Budhaditya's typical concerts have been full length renditions of the ragas starting from developing through alap, jor, and then improvising over a composition with tabla accompaniment, before playing a high speed composition and jhala, and finishing with a shorter rendition in a different raga. He often develops the raga in the khayal gayaki ang, or the way a vocalist would do in the khayal style of singing.
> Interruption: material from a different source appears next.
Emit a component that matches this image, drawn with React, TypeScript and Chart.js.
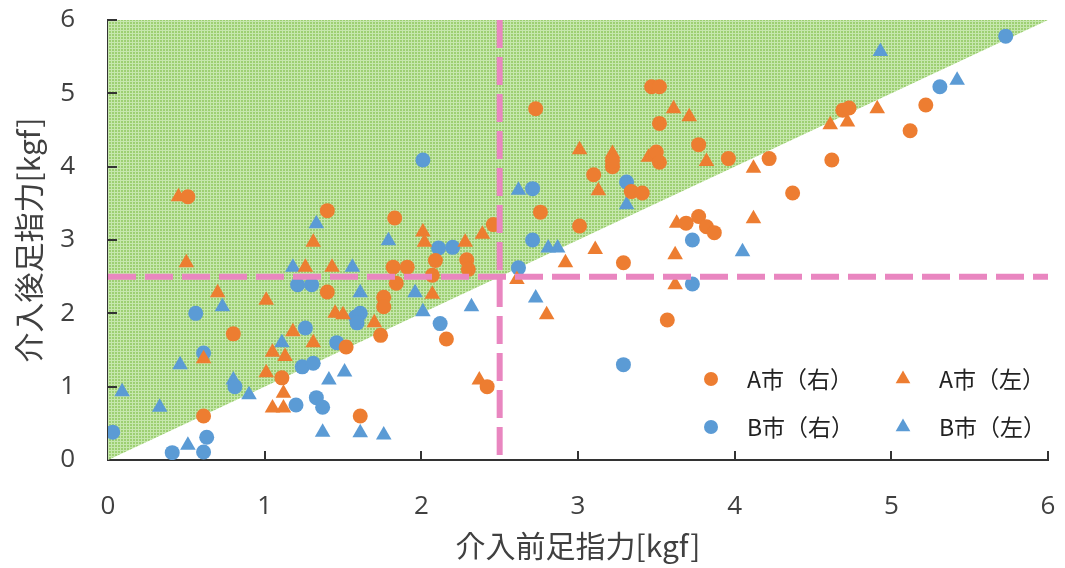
import React, { useEffect, useRef } from 'react';
import { Chart, registerables } from 'chart.js';

Chart.register(...registerables);

// A市（右）: orange circles [before, after]
const aRightPts: [number, number][] = [
  [0.51, 3.59], [0.61, 0.6], [0.8, 1.72], [1.11, 1.12], [1.4, 3.4], [1.83, 3.3],
  [1.4, 2.29], [1.82, 2.63], [1.91, 2.63], [1.84, 2.41], [1.76, 2.22], [1.76, 2.09],
  [1.74, 1.7], [1.52, 1.54], [2.16, 1.65], [1.61, 0.6], [2.09, 2.72], [2.07, 2.52],
  [2.29, 2.73], [2.3, 2.6], [2.46, 3.21], [2.42, 1.0], [2.73, 4.79], [2.76, 3.38],
  [3.01, 3.19], [3.1, 3.89], [3.22, 4.0], [3.22, 4.08], [3.34, 3.66], [3.41, 3.64],
  [3.47, 5.09], [3.52, 5.09], [3.52, 4.59], [3.5, 4.2], [3.52, 4.06], [3.77, 4.3],
  [3.96, 4.11], [4.22, 4.11], [3.69, 3.23], [3.77, 3.32], [3.82, 3.18], [3.87, 3.1],
  [3.29, 2.69], [3.57, 1.91], [4.37, 3.64], [4.62, 4.09], [4.69, 4.77], [4.73, 4.8],
  [5.12, 4.49], [5.22, 4.84],
];

// A市（左）: orange triangles
const aLeftPts: [number, number][] = [
  [0.45, 3.59], [0.5, 2.69], [0.7, 2.28], [1.01, 2.18], [0.61, 1.38], [1.18, 1.75],
  [1.05, 1.47], [1.13, 1.41], [1.01, 1.19], [1.12, 0.91], [1.05, 0.71], [1.12, 0.71],
  [1.31, 2.97], [1.26, 2.63], [1.43, 2.63], [1.31, 1.6], [1.45, 2.0], [1.5, 1.98],
  [1.7, 1.87], [2.01, 3.11], [2.02, 2.97], [2.07, 2.26], [2.28, 2.97], [2.39, 3.08],
  [2.37, 1.09], [2.61, 2.46], [2.8, 1.98], [2.92, 2.69], [3.01, 4.23], [3.11, 2.87],
  [3.13, 3.67], [3.22, 4.18], [3.45, 4.13], [3.61, 4.79], [3.62, 2.8], [3.62, 2.39],
  [3.63, 3.23], [3.71, 4.68], [3.82, 4.07], [4.12, 3.98], [4.12, 3.29], [4.61, 4.57],
  [4.72, 4.61], [4.91, 4.79],
];

// B市（右）: blue circles
const bRightPts: [number, number][] = [
  [0.03, 0.38], [0.41, 0.1], [0.61, 0.11], [0.63, 0.31], [0.56, 2.0], [0.61, 1.46],
  [0.81, 1.0], [1.2, 0.75], [1.21, 2.39], [1.3, 2.39], [1.26, 1.8], [1.24, 1.27],
  [1.31, 1.32], [1.46, 1.6], [1.33, 0.85], [1.37, 0.72], [1.58, 1.95], [1.61, 2.0],
  [1.59, 1.87], [2.01, 4.09], [2.11, 2.89], [2.2, 2.9], [2.12, 1.86], [2.62, 2.62],
  [2.71, 3.7], [2.71, 3.0], [3.29, 1.3], [3.31, 3.79], [3.73, 3.0], [3.73, 2.4],
  [5.31, 5.09], [5.73, 5.78],
];

// B市（左）: blue triangles
const bLeftPts: [number, number][] = [
  [0.09, 0.93], [0.33, 0.72], [0.46, 1.3], [0.51, 0.2], [0.73, 2.09], [0.8, 1.09],
  [0.9, 0.89], [1.11, 1.6], [1.18, 2.63], [1.33, 3.22], [1.41, 1.09], [1.51, 1.2],
  [1.37, 0.38], [1.56, 2.63], [1.61, 2.28], [1.61, 0.37], [1.76, 0.34], [1.79, 2.99],
  [1.96, 2.28], [2.01, 2.02], [2.32, 2.09], [2.62, 3.68], [2.73, 2.21], [2.81, 2.89],
  [2.87, 2.89], [3.31, 3.48], [4.05, 2.84], [4.93, 5.57], [5.42, 5.18],
];

const seriesLabels = ['A市（右）', 'A市（左）', 'B市（右）', 'B市（左）'];
const xTicks = [0, 1, 2, 3, 4, 5, 6];
const yTicks = [0, 1, 2, 3, 4, 5, 6];
const threshold = 2.5;
const axisMin = 0;
const axisMax = 6;
const xTitle = '介入前足指力[kgf]';
const yTitle = '介入後足指力[kgf]';

const ORANGE = '#ED7D31';
const BLUE = '#5B9BD5';
const PINK = '#E986C0';
const TEXT = '#404040';

function makePattern(ctx: CanvasRenderingContext2D) {
  const c = document.createElement('canvas');
  c.width = 3;
  c.height = 3;
  const g = c.getContext('2d')!;
  g.fillStyle = '#9dcf72';
  g.fillRect(0, 0, 3, 3);
  g.fillStyle = '#c6e7ad';
  g.fillRect(0, 0, 3, 1);
  g.fillRect(0, 0, 1, 3);
  return ctx.createPattern(c, 'repeat');
}

const innerTicks = {
  id: 'innerTicks',
  afterDraw(chart: any) {
    const { ctx, chartArea, scales } = chart;
    const x = scales.x;
    const y = scales.y;
    ctx.save();
    ctx.strokeStyle = '#333333';
    ctx.lineWidth = 2;
    for (const v of xTicks) {
      if (v === axisMin) continue;
      const px = Math.round(x.getPixelForValue(v));
      ctx.beginPath();
      ctx.moveTo(px, chartArea.bottom);
      ctx.lineTo(px, chartArea.bottom - 9);
      ctx.stroke();
    }
    for (const v of yTicks) {
      if (v === axisMin) continue;
      const py = Math.round(y.getPixelForValue(v));
      ctx.beginPath();
      ctx.moveTo(chartArea.left, py);
      ctx.lineTo(chartArea.left + 9, py);
      ctx.stroke();
    }
    ctx.restore();
  },
};

function drawSymbol(ctx: CanvasRenderingContext2D, style: string, cx: number, cy: number, color: string) {
  ctx.fillStyle = color;
  ctx.beginPath();
  if (style === 'circle') {
    ctx.arc(cx, cy, 7, 0, Math.PI * 2);
  } else {
    const r = 8.5;
    ctx.moveTo(cx, cy - r);
    ctx.lineTo(cx + r * Math.sin((2 * Math.PI) / 3), cy - r * Math.cos((2 * Math.PI) / 3));
    ctx.lineTo(cx + r * Math.sin((4 * Math.PI) / 3), cy - r * Math.cos((4 * Math.PI) / 3));
    ctx.closePath();
  }
  ctx.fill();
}

const customLegend = {
  id: 'customLegend',
  afterDraw(chart: any) {
    const { ctx, chartArea } = chart;
    const items = [
      { label: seriesLabels[0], style: 'circle', color: ORANGE, col: 0, row: 0 },
      { label: seriesLabels[1], style: 'triangle', color: ORANGE, col: 1, row: 0 },
      { label: seriesLabels[2], style: 'circle', color: BLUE, col: 0, row: 1 },
      { label: seriesLabels[3], style: 'triangle', color: BLUE, col: 1, row: 1 },
    ];
    ctx.save();
    ctx.font = "23px 'Noto Sans CJK JP', sans-serif";
    ctx.textBaseline = 'middle';
    ctx.textAlign = 'left';
    for (const it of items) {
      const sx = chartArea.left + 603 + it.col * 192;
      const sy = chartArea.top + 359 + it.row * 48;
      drawSymbol(ctx, it.style, sx, sy, it.color);
      ctx.fillStyle = '#222222';
      ctx.fillText(it.label, sx + 36, sy);
    }
    ctx.restore();
  },
};

const resetPadding = (s: any) => {
  s.paddingLeft = 0;
  s.paddingRight = 0;
  s.paddingTop = 0;
  s.paddingBottom = 0;
};

export default function App() {
  const canvasRef = useRef<HTMLCanvasElement | null>(null);

  useEffect(() => {
    const canvas = canvasRef.current;
    if (!canvas) return;
    const ctx = canvas.getContext('2d')!;
    const pattern = makePattern(ctx);
    const toXY = (pts: [number, number][]) => pts.map(([x, y]) => ({ x, y }));

    const chart = new Chart(ctx, {
      type: 'scatter',
      data: {
        datasets: [
          {
            type: 'line',
            label: 'vline',
            data: [{ x: threshold, y: axisMax }, { x: threshold, y: -0.05 }],
            borderColor: PINK,
            borderWidth: 6,
            borderDash: [28, 9],
            pointRadius: 0,
            fill: false,
            clip: false,
            order: 0,
          } as any,
          {
            type: 'line',
            label: 'hline',
            data: [{ x: axisMin, y: threshold }, { x: axisMax, y: threshold }],
            borderColor: PINK,
            borderWidth: 6,
            borderDash: [28, 9],
            pointRadius: 0,
            fill: false,
            order: 0,
          } as any,
          {
            label: seriesLabels[0],
            data: toXY(aRightPts),
            pointStyle: 'circle',
            pointRadius: 7.5,
            backgroundColor: ORANGE,
            borderColor: ORANGE,
            borderWidth: 0,
            order: 3,
          },
          {
            label: seriesLabels[1],
            data: toXY(aLeftPts),
            pointStyle: 'triangle',
            pointRadius: 9,
            backgroundColor: ORANGE,
            borderColor: ORANGE,
            borderWidth: 0,
            order: 3,
          },
          {
            label: seriesLabels[2],
            data: toXY(bRightPts),
            pointStyle: 'circle',
            pointRadius: 7.5,
            backgroundColor: BLUE,
            borderColor: BLUE,
            borderWidth: 0,
            order: 3,
          },
          {
            label: seriesLabels[3],
            data: toXY(bLeftPts),
            pointStyle: 'triangle',
            pointRadius: 9,
            backgroundColor: BLUE,
            borderColor: BLUE,
            borderWidth: 0,
            order: 3,
          },
          {
            type: 'line',
            label: 'area',
            data: [{ x: axisMin, y: axisMin }, { x: axisMax, y: axisMax }],
            fill: 'end',
            backgroundColor: pattern as any,
            borderWidth: 0,
            borderColor: 'rgba(0,0,0,0)',
            pointRadius: 0,
            order: 10,
          } as any,
        ],
      },
      options: {
        responsive: false,
        animation: false,
        layout: { padding: { left: 0, right: 17, top: 20, bottom: 0 } },
        plugins: {
          legend: { display: false },
          tooltip: { enabled: false },
        },
        scales: {
          x: {
            type: 'linear',
            min: axisMin,
            max: axisMax,
            afterFit: (s: any) => {
              s.height = 108;
              resetPadding(s);
            },
            afterBuildTicks: (s: any) => {
              s.ticks = xTicks.map((v) => ({ value: v }));
            },
            grid: { display: false, drawTicks: false },
            border: { display: true, color: '#333333', width: 2 },
            ticks: {
              font: { family: "'Open Sans', sans-serif", size: 26 },
              color: TEXT,
              padding: 31,
              maxRotation: 0,
            },
            title: {
              display: true,
              text: xTitle,
              color: TEXT,
              font: { family: "'Noto Sans CJK JP', sans-serif", size: 30 },
              padding: { top: 0, bottom: 4 },
            },
          },
          y: {
            type: 'linear',
            min: axisMin,
            max: axisMax,
            afterFit: (s: any) => {
              s.width = 108;
              resetPadding(s);
            },
            afterBuildTicks: (s: any) => {
              s.ticks = yTicks.map((v) => ({ value: v }));
            },
            grid: { display: false, drawTicks: false },
            border: { display: true, color: '#333333', width: 2 },
            ticks: {
              font: { family: "'Open Sans', sans-serif", size: 26 },
              color: TEXT,
              padding: 33,
            },
            title: {
              display: true,
              text: yTitle,
              color: TEXT,
              font: { family: "'Noto Sans CJK JP', sans-serif", size: 30 },
              padding: { top: 11, bottom: 0 },
            },
          },
        },
      },
      plugins: [innerTicks, customLegend],
    });

    return () => {
      chart.destroy();
    };
  }, []);

  return (
    <div style={{ position: 'fixed', left: 0, top: 0, width: 1065, height: 568, background: '#ffffff' }}>
      <canvas ref={canvasRef} width={1065} height={568} style={{ display: 'block' }} />
    </div>
  );
}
Pt. Budhaditya Mukherjee's rendition of Ustad Imdad Khan Saheb's Razakhani gat in Raag Bihag:

== Quest for tone: 15 years of research ==
Pandit Mukherjee said that he changed 9 sitars in his initial 20 years of performing, while looking for the tone he wanted. By the mid 90s, he realized it was time for him to research the sitar making process to bring out the tone he had in his mind. There started his research along with a sitar maker, during which they damaged several sitars and built 2 sitars on opposing principles alongside a third one with favorable principles learned from the other two. After the 15 years of research, he can now produce the exact tone of his choice by modifying any sitar. Also, as seen in many videos beginning about the year 2000, his modifications include the permanent installation of Suzuki-style fine tuners for the chikari (drone) strings on his sitar.

== Surbahar ==
Rare sitar players play the surbahar, a bass version. Panditji has recorded relatively few albums on the surbahar and there a few more recordings available online, all of which show deep alaps, and a solid command on the instrument.

In a concert video, he has demonstrated tough taans (fast phrases) on the surbahar, involving pulling the string to over 5 notes at a time.

== Performances ==
Pandit Budhaditya Mukherjee has performed all over the world for more than five decades. Most recently, he performed twice at the Aga Khan Museum in Toronto, Canada in 2016 and 2019 for the Raag-Mala Music Society of Toronto.